IF YOU DO ANYTHING TODAY, READ THIS BOOK…

April 10th, 2013 Posted by brand marketing 0 comments on “IF YOU DO ANYTHING TODAY, READ THIS BOOK…”

Can'tBuyLikecover

I should have written it, nonetheless it’s vital to your business prospects… 

By Bob Wheatley

For years I have been writing, exclaiming, extolling, expressing, supporting and exhorting the value of looking at brand building and business through a different lens. One based on relationship building rather than viewing consumers as walking wallets and marketing as strictly a persuasion and transaction-focused exercise.

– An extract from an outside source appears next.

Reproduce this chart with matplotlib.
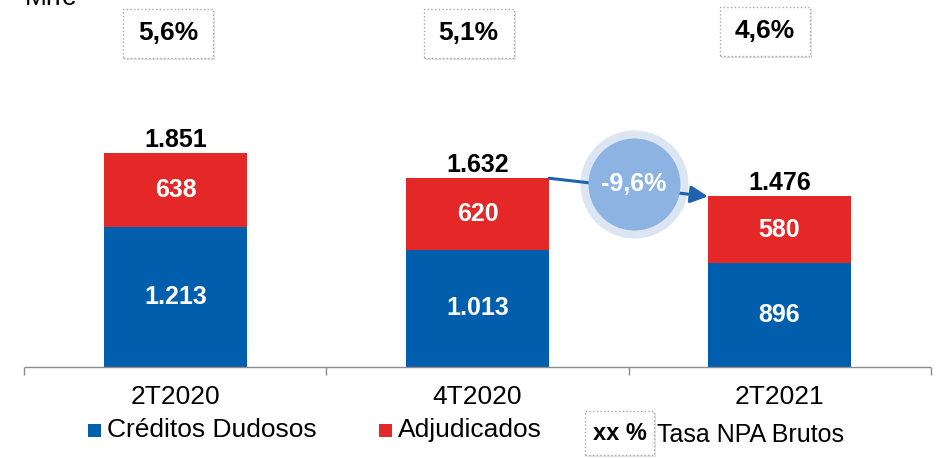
import matplotlib.pyplot as plt
from matplotlib.patches import Rectangle

plt.rcParams['font.family'] = ['Liberation Sans', 'DejaVu Sans']

# data
periods = ['2T2020', '4T2020', '2T2021']
creditos_dudosos = [1213, 1013, 896]
adjudicados = [638, 620, 580]
totales = ['1.851', '1.632', '1.476']
tasa_npa = ['5,6%', '5,1%', '4,6%']
variacion = '-9,6%'

BLUE = '#005EAC'
RED = '#E32827'
GREY = '#8c8c8c'

W, H = 942, 458
fig = plt.figure(figsize=(W / 100, H / 100), dpi=100)
ax = fig.add_axes([0, 0, 1, 1])
ax.set_xlim(-0.581, 2.538)
ax.set_ylim(-787, 3175)
ax.axis('off')

x = list(range(len(periods)))
bw = 0.474
ax.bar(x, creditos_dudosos, bw, color=BLUE, zorder=2)
ax.bar(x, adjudicados, bw, bottom=creditos_dudosos, color=RED, zorder=2)

for i in x:
    cd = creditos_dudosos[i]
    ad = adjudicados[i]
    ax.text(i, cd / 2, f'{cd:,}'.replace(',', '.'), ha='center', va='center',
            color='white', fontsize=18, fontweight='bold', zorder=3)
    ax.text(i, cd + ad / 2, str(ad), ha='center', va='center',
            color='white', fontsize=18, fontweight='bold', zorder=3)
    ax.annotate(totales[i], (i, cd + ad), xytext=(0, 4.5), textcoords='offset points',
                ha='center', va='baseline', fontsize=18, fontweight='bold')
    ax.text(i, -255, periods[i], ha='center', va='center', fontsize=19)

# axis line and ticks
ax.axhline(0, xmin=25 / W, xmax=930 / W, color=GREY, lw=1)
ax.vlines([-0.5, 0.5, 1.5, 2.5], -65, 0, color=GREY, lw=1)

# NPA boxes
def npa_box(cx, cy, w, h, label, fs):
    ax.add_patch(Rectangle((cx - w / 2 + 2 / W, cy - h / 2 - 2 / H), w, h, transform=ax.transAxes,
                           fc='#e4e4e4', ec='none', zorder=4))
    ax.add_patch(Rectangle((cx - w / 2, cy - h / 2), w, h, transform=ax.transAxes,
                           fc='white', ec='#a8a8a8', ls=':', lw=1, zorder=5))
    ax.text(cx, cy, label, transform=ax.transAxes, ha='center', va='center',
            fontsize=fs, fontweight='bold', zorder=6)

box_offsets = [-7, -9, -15]
box_y = [33.5, 33.5, 31.5]
for i in x:
    cx_px = 175.5 + 302 * i + box_offsets[i]
    npa_box(cx_px / W, 1 - box_y[i] / H, 90 / W, 49 / H, tasa_npa[i], 19)

# unit label (cut off at the top, as in the source)
ax.text(25 / W, 1 - 5 / H, 'Mn€', transform=ax.transAxes, ha='left', va='baseline', fontsize=19)

# change arrow and circle
tot = [c + a for c, a in zip(creditos_dudosos, adjudicados)]
ax.annotate('', xy=(2 - bw / 2, tot[2]), xytext=(1 + bw / 2, tot[1]),
            arrowprops=dict(arrowstyle='-|>', color='#1F62AE', lw=2.2,
                            mutation_scale=26, shrinkA=0, shrinkB=0), zorder=4)
cx_c, cy_c = 1.518, 1583
ax.scatter([cx_c], [cy_c], s=6050, color='#DCE6F2', zorder=3, linewidths=0)
ax.scatter([cx_c], [cy_c], s=4385, color='#8DB3E2', zorder=5, linewidths=0)
ax.text(cx_c, cy_c, variacion, ha='center', va='center', color='white',
        fontsize=18, fontweight='bold', zorder=6)

# legend
ly = 1 - 430 / H
sq = 13
ax.add_patch(Rectangle((88 / W, ly - sq / 2 / H), sq / W, sq / H, transform=ax.transAxes, fc=BLUE, ec='none'))
ax.text(107 / W, ly, 'Créditos Dudosos', transform=ax.transAxes, ha='left', va='center', fontsize=19)
ax.add_patch(Rectangle((379 / W, ly - sq / 2 / H), sq / W, sq / H, transform=ax.transAxes, fc=RED, ec='none'))
ax.text(398 / W, ly, 'Adjudicados', transform=ax.transAxes, ha='left', va='center', fontsize=19)
npa_box(620 / W, 1 - 433 / H, 69 / W, 44 / H, 'xx %', 17)
ax.text(657 / W, 1 - 435 / H, 'Tasa NPA Brutos', transform=ax.transAxes, ha='left', va='center', fontsize=18)

fig.savefig('out.png', dpi=100)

I am ashamed to say that despite the many times I told my self, “self, listen up you need to write a book on this paradigm of how to build brands. It’s time. It’s the right thing to do.” And surely as daily life interferes and demands of my obligations both personal and professional gang up — I didn’t get around to it. I may have written enough blog posts and articles to fill the pages of a book, but did not make the leap. Sigh.

Well thankfully, Bob Garfield and co-writer Doug Levy have done it and probably better than anyone who has played previously in this territory. They have created Can’t Buy Me Like, the manifesto and guide to brand building and communication right for the age we are in. It is dynamically correct from page to page in summarizing the 15 bagillion reasons why the world has changed and business is no longer about push messaging, persuading, yelling, shouting — or even looking at social channels as mini, micro push platforms. Consumers rule — and relevance to their lives and aspirations is a prerequisite to any kind of lasting relationship where exchange, reciprocity and conversation dominate the landscape more so than strict “build preference-drive sale” thinking.

relationshipera

The Relationship era is built on trust, transparency, relevance and belief…

 

Nope instead trust now looms large as the basic kindling for starting any kind of marketing fire. With all of the apologies above for abdicating my journalistic responsibility in this, I can say that Emergent and its approach is fundamentally a living laboratory and testament to this kind of thinking. And smartly I think, it’s benefits.

Oh by the way, the book is well-written, engaging and a fun read, too.